A: I did a second tour in 1970-71 and didn’t leave the USMC until the end of the war in 1975. It was difficult to even get an interview at a company, due to people hating the war and seemingly blaming the servicemen for the war. I was rejected by 85 companies before Chase Manhattan Bank in New York City offered me a mid-level position. There was also the perception by the public, possibly fed by newspaper and media articles, that Vietnam veterans had used drugs, committed war crimes and were having trouble adjusting to the civilian world.
Q: You are a big success professionally and well respected. What advice do you have for young people now leaving the military who are starting a career or an education?
A: I would say that their military experience is a true asset to the leadership training and experiences. I would also say that the three most important leadership or management skills you need for success are:
- Technical competence in the job
- Ability to communicate well with others
- Adaptability, because the business world changes every 6 to 18 months
You have an advantage because those three are all especially well regarded in the military.
Q: You and I took a trip to Vietnam as tourists a decade ago. You donated the money for a library in Quang Tri City. What do you think of Vietnam as a tourist destination?

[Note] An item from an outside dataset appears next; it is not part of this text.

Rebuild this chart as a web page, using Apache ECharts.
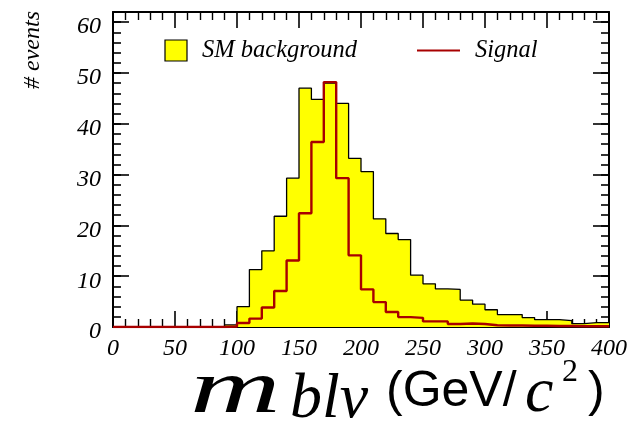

A: It’s probably one of the most beautiful counties in the world. Remember, we were the only nation that fought in Vietnam that didn’t strip the country of its wealth like the French, Japanese and Russians tried to do when they were there.
Q: You have been intimately involved with the Education Center at The Wall—what is your motivation?
A: Yes, I think the Education Center at The Wall is a great addition to the National Mall and will again make the The Wall a memorial like no other. It will educate subsequent generations about the sacrifices made by men and women in uniform make and will educate them about the need for world peace.